Dynamic Space-Time Memory Curation for Traceable Wafer-Scale Agent-Based Models
Luis Zaman, University oF Michigan (Principal Investigator)
Emily Dolson, Michigan State University (Co-Investigator)

Agent-Based Models or Simulations (ABMS) play a key role in informing policymakers, where accomplishing macro scale policy objectives depends on policy decisions that influence microscale interactions between individual actors. In sectors ranging from agriculture to public health, Parallel Discrete Event Simulation (PDES) approaches have enabled highly impactful work with ABMS tracking hundreds of thousands of agents across thousands of locations. Emerging AI/ML accelerator hardware, such as the Cerebras Wafer-Scale Engine (WSE) and Graphcore Intelligence Processing Unit (IPU), could enable an order of magnitude increase in the size of ABMS, increasing their utility in domains where greater scale and detail are necessary to capture modeled systems' emergent behavior. However, with up to hundreds of thousands of available compute cores, these accelerators are also highly distributed, memory-constrained, and bandwidth-limited, which restricts their usefulness for traditional PDES/ABMS workloads. This project aims to overcome these limitations by establishing a framework of "inferential observability," through which the fidelity and specificity of extracted data may be tuned to balance hardware constraints within the tolerances of modeling objectives. To this end, we will extend space-time memory algorithms to develop a versatile, efficient, and robust interface between on-device PDES/ABMS experiments and dynamic, inquiry-driven data extraction. We will use national-scale infectious disease ABMS on the WSE and IPU platforms as a testbed application to characterize performance and data quality characteristics of our inferential observability-based approaches. Through incorporation of detailed within-individual dynamics of infection at unprecedented scales, the computational power afforded by hardware accelerators will enable ABMS experiments testing the role of public health policy in shaping pathogen evolution.

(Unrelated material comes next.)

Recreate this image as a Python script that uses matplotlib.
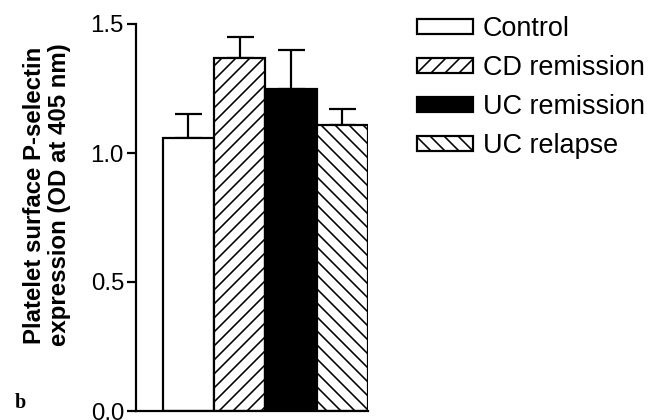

Our proposed methodology is applicable across research domains, as the scale-up of PDES/ABMS is a current bottleneck for much of complex systems research. Inferential observability is ultimately designed to better align data storage and extraction to experimental objectives by facilitating dynamic, context-driven analyses. In addition, bandwidth and memory savings enabled by these methods stand to benefit other classes of hardware systems, including traditional cluster computing. To facilitate the uptake of AI/ML accelerator capabilities across broader High-Performance Computing (HPC) and ABMS/PDES communities, we will make publicly available plug-and-play Python, C++, Cerebras Software Language (CSL), and Poplar implementations of developed algorithms, as well as extensible evo-epidemiological ABMS/PDES frameworks tailored to the WSE and IPU platforms. As an outcome, this work will enable scientists across diverse domains to apply ABMS/PDES methodology in ways that were previously intractable due to scaling concerns.